Personal information
- Full name: Vítor Emanuel Soares Matos
- Date of birth: 28 March 1988 (age 38)
- Place of birth: Vila Nova de Gaia, Portugal

Team information
- Current team: Swansea City (head coach)

Managerial career
- Years: Team
- 2025: Marítimo
- 2025–: Swansea City

= Vítor Matos =

Portuguese football manager

Vítor Emanuel Soares Matos (born 28 March 1988) is a Portuguese football manager who is the head coach of club Swansea City.

Matos began his career coaching youth teams in Portugal, including at Porto. After two years coaching at Shandong Luneng in China, he returned to Porto before joining Premier League club Liverpool as an elite development coach under Jürgen Klopp in 2019. Five years later, Matos joined Pepijn Lijnders as his assistant coach at Red Bull Salzburg.

In 2025, Matos became manager of Liga Portugal 2 club Marítimo, his first job as a head coach of a senior team.
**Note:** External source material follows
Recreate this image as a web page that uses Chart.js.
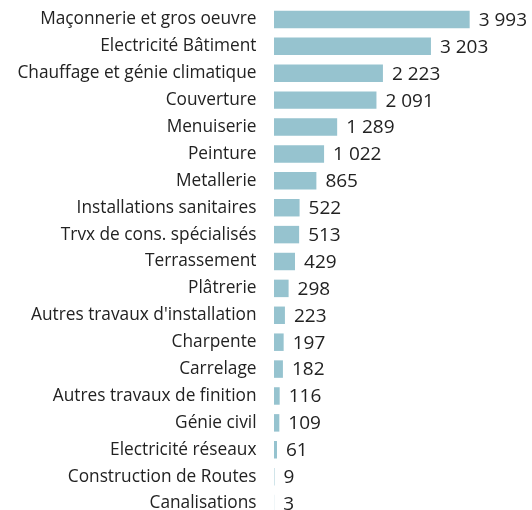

He was appointed head coach of Swansea City later that year.

==Career==
===Early career===
Born in Vila Nova de Gaia in the Porto metropolitan area, Matos played football for Coimbrões and Valadares. At age 15, he was inspired to become a coach when compatriot José Mourinho won the UEFA Champions League for Porto in 2004. After studying in the Netherlands, Matos returned to Portugal aged 21 to manage Valadares' under-19s before moving to Trofense.

In 2011, Matos joined Porto, where he coached the under-9s to under-17s while working as an analyst for the under-19 and B-teams. He had two years in China with Shandong Luneng as their technical coordinator and under-16s coach, leading them to two youth championship titles. Matos then returned to Porto, where he was assistant manager of the B-team in 2018–19.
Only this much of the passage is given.